Dataset records:
::::::
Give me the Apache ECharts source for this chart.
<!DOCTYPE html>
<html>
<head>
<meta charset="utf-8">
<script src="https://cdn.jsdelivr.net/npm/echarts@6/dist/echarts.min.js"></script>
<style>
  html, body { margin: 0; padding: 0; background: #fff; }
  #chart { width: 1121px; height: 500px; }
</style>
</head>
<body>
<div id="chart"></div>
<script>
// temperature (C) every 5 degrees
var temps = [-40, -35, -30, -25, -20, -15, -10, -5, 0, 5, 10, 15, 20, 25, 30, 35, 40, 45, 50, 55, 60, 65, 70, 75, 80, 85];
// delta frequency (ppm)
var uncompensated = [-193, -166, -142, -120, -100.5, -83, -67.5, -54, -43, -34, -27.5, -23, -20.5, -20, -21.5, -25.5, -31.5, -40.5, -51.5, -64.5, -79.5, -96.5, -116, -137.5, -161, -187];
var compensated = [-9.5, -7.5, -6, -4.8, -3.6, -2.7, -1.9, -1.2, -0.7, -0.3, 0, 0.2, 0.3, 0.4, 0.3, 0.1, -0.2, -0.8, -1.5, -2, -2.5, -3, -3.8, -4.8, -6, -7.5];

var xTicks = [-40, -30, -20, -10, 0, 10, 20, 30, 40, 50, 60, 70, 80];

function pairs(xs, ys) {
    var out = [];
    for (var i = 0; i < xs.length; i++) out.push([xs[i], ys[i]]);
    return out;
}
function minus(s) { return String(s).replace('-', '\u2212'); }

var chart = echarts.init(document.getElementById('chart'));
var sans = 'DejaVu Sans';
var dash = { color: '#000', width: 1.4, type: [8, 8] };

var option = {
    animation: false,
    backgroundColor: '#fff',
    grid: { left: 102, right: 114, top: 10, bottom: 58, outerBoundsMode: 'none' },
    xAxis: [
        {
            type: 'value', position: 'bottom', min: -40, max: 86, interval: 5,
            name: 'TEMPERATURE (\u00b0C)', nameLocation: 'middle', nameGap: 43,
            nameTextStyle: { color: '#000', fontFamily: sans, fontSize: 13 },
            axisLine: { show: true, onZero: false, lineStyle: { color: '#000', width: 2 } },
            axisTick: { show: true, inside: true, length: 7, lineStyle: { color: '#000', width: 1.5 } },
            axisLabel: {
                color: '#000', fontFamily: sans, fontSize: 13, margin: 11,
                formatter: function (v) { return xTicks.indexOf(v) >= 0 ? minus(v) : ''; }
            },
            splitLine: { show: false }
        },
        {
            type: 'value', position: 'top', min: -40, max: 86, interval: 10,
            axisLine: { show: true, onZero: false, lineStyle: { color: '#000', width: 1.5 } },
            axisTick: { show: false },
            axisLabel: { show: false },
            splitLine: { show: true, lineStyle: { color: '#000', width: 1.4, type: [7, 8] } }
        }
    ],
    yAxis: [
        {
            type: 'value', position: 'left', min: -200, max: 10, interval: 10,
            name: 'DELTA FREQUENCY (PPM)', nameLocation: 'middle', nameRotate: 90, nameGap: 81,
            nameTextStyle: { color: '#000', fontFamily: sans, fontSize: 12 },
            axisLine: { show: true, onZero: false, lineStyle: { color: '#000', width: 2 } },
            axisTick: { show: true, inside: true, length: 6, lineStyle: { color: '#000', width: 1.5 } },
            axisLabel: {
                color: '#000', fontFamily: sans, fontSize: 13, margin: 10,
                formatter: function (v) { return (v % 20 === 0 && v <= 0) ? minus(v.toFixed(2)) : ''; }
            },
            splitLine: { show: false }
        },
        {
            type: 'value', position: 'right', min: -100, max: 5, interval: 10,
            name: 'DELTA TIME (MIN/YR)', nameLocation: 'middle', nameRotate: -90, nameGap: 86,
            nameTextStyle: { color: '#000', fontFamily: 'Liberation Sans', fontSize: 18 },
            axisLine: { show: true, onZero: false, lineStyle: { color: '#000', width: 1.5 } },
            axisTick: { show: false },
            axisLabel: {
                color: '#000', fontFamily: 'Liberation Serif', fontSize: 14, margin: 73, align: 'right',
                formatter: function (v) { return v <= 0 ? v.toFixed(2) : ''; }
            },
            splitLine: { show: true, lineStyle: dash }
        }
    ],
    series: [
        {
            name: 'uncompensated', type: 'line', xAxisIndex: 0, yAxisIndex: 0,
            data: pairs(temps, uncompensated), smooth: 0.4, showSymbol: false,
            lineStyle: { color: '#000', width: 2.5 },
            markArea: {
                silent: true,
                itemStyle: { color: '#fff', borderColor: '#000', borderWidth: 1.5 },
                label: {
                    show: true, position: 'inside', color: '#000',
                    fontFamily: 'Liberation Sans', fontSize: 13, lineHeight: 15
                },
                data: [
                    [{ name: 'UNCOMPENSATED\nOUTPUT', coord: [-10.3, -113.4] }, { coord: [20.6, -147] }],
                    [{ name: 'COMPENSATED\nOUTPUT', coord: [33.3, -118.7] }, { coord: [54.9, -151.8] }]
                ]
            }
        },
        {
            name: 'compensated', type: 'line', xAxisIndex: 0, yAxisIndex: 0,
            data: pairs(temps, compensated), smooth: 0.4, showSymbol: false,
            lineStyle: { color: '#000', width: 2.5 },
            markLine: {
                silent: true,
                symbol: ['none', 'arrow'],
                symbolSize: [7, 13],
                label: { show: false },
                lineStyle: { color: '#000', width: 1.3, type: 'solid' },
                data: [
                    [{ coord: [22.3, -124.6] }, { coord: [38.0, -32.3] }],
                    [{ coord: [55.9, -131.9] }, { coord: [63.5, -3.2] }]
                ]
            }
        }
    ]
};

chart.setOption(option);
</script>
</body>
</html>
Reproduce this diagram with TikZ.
::::::
What this task involves: Print, unaltered, every line from the beginning of the material down to the line with "type: [8, 8]".

Result of this exercise:
Give me the Apache ECharts source for this chart.
<!DOCTYPE html>
<html>
<head>
<meta charset="utf-8">
<script src="https://cdn.jsdelivr.net/npm/echarts@6/dist/echarts.min.js"></script>
<style>
  html, body { margin: 0; padding: 0; background: #fff; }
  #chart { width: 1121px; height: 500px; }
</style>
</head>
<body>
<div id="chart"></div>
<script>
// temperature (C) every 5 degrees
var temps = [-40, -35, -30, -25, -20, -15, -10, -5, 0, 5, 10, 15, 20, 25, 30, 35, 40, 45, 50, 55, 60, 65, 70, 75, 80, 85];
// delta frequency (ppm)
var uncompensated = [-193, -166, -142, -120, -100.5, -83, -67.5, -54, -43, -34, -27.5, -23, -20.5, -20, -21.5, -25.5, -31.5, -40.5, -51.5, -64.5, -79.5, -96.5, -116, -137.5, -161, -187];
var compensated = [-9.5, -7.5, -6, -4.8, -3.6, -2.7, -1.9, -1.2, -0.7, -0.3, 0, 0.2, 0.3, 0.4, 0.3, 0.1, -0.2, -0.8, -1.5, -2, -2.5, -3, -3.8, -4.8, -6, -7.5];

var xTicks = [-40, -30, -20, -10, 0, 10, 20, 30, 40, 50, 60, 70, 80];

function pairs(xs, ys) {
    var out = [];
    for (var i = 0; i < xs.length; i++) out.push([xs[i], ys[i]]);
    return out;
}
function minus(s) { return String(s).replace('-', '\u2212'); }

var chart = echarts.init(document.getElementById('chart'));
var sans = 'DejaVu Sans';
var dash = { color: '#000', width: 1.4, type: [8, 8] };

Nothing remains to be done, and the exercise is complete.